Missouri Legislature Passes Strict Voter Identification Bill
UPDATE: Today, Missouri Gov. Mike Parson (R) signed House Bill 1878, an updated version of previously passed H.B. 2140, into law. In addition to strict photo voter ID requirements, H.B. 1878 curtails the work of third-party voter registration organizations, prohibits the use of electronic voting machines starting in 2024, prohibits private donations to election administration and bans the use of ballot drop boxes. Curiously, the bill removes Missouri’s presidential primary, replacing it with a caucus system. H.B. 1878 also authorizes two weeks of early in-person voting, but includes a provision to remove that early voting period if the voter ID requirement is found to be invalid. The new law is set to take effect on Aug. 28, in time for the Nov. 8 general election but not the Aug. 2 primary.
WASHINGTON, D.C. — On May 12, the Missouri Legislature passed a new strict voter ID bill after earlier efforts were struck down in court. In 2020, a previous photo ID law was struck down by the Missouri Supreme Court for requiring the use of a misleading affidavit. This revived effort, House Bill 2140, cleared the Republican-controlled state House and Senate during the final week of the legislative session, and now awaits the signature of Gov. Mike Parson (R).

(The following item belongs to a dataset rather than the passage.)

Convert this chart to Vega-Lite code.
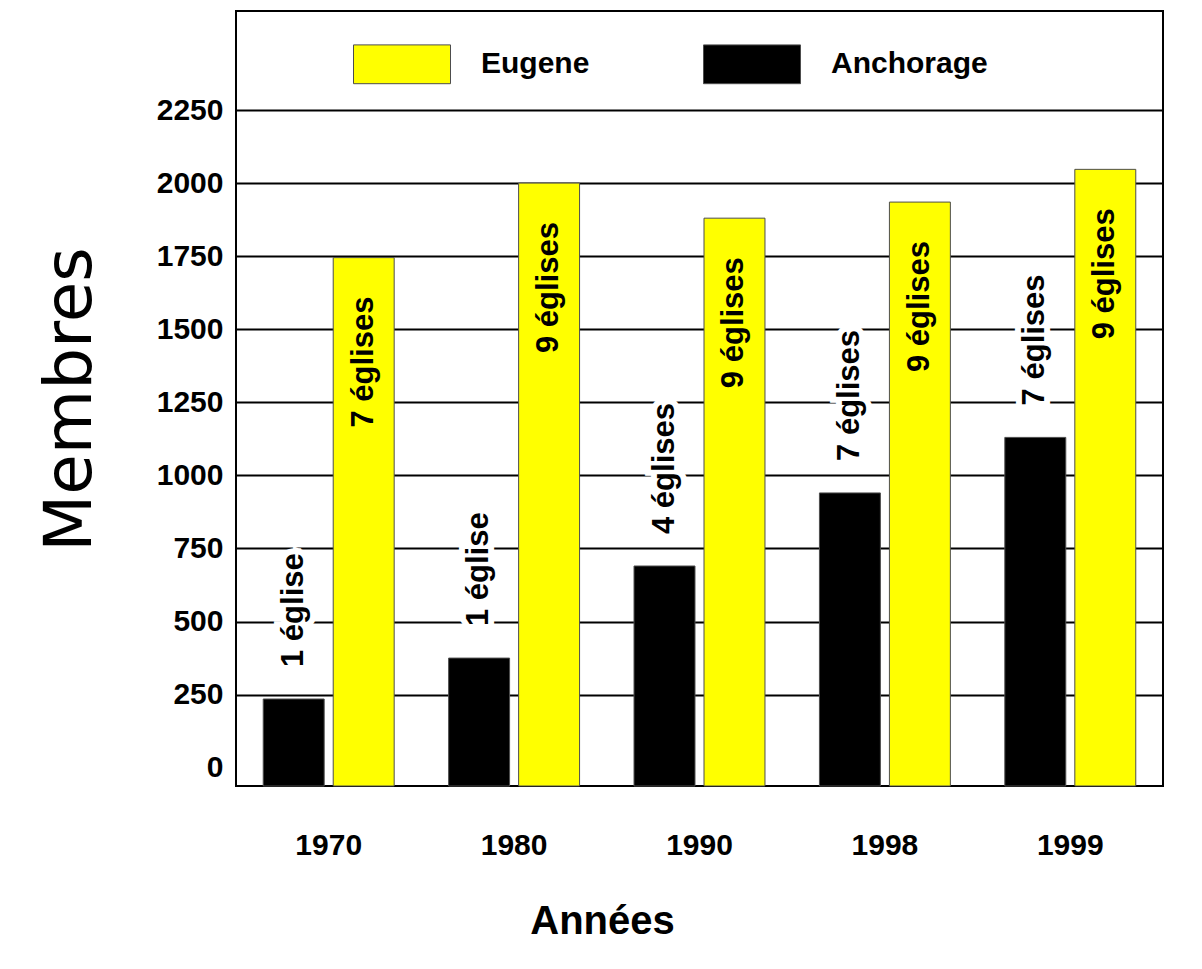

H.B. 2140 imposes a photo ID requirement that is significantly stricter than the current ID law, which includes a copy of utility bills and bank statements as acceptable forms of identification. Now, under H.B. 2140, a voter must present a government-issued photo ID, such as a Missouri driver’s license. If a voter lacks proper ID, they can cast a provisional ballot that won’t be counted unless they return within the same day to present valid ID or have an elections official match their ballot with a signature on file. The voter ID requirements also extend to absentee voting.
The election bill goes beyond photo ID; H.B. 2140 bars individuals from being paid for soliciting voter registration applications and tightens the narrow list of excuses to vote absentee. The bill also asserts Missouri’s right to regulate the time, place and manner of elections, even if that means holding separate elections in a situation where the state does not agree with federal law. The bill empowers the secretary of state to withhold federal election funds to any elections office if they are not complying with cybersecurity checks and other requirements.
“This bill is a major disenfranchisement movement,” said Rep. Joe Adams (D). “It is to deny people who have fought and denied for this right to vote. It’s an attempt to restrict their participation in the process.”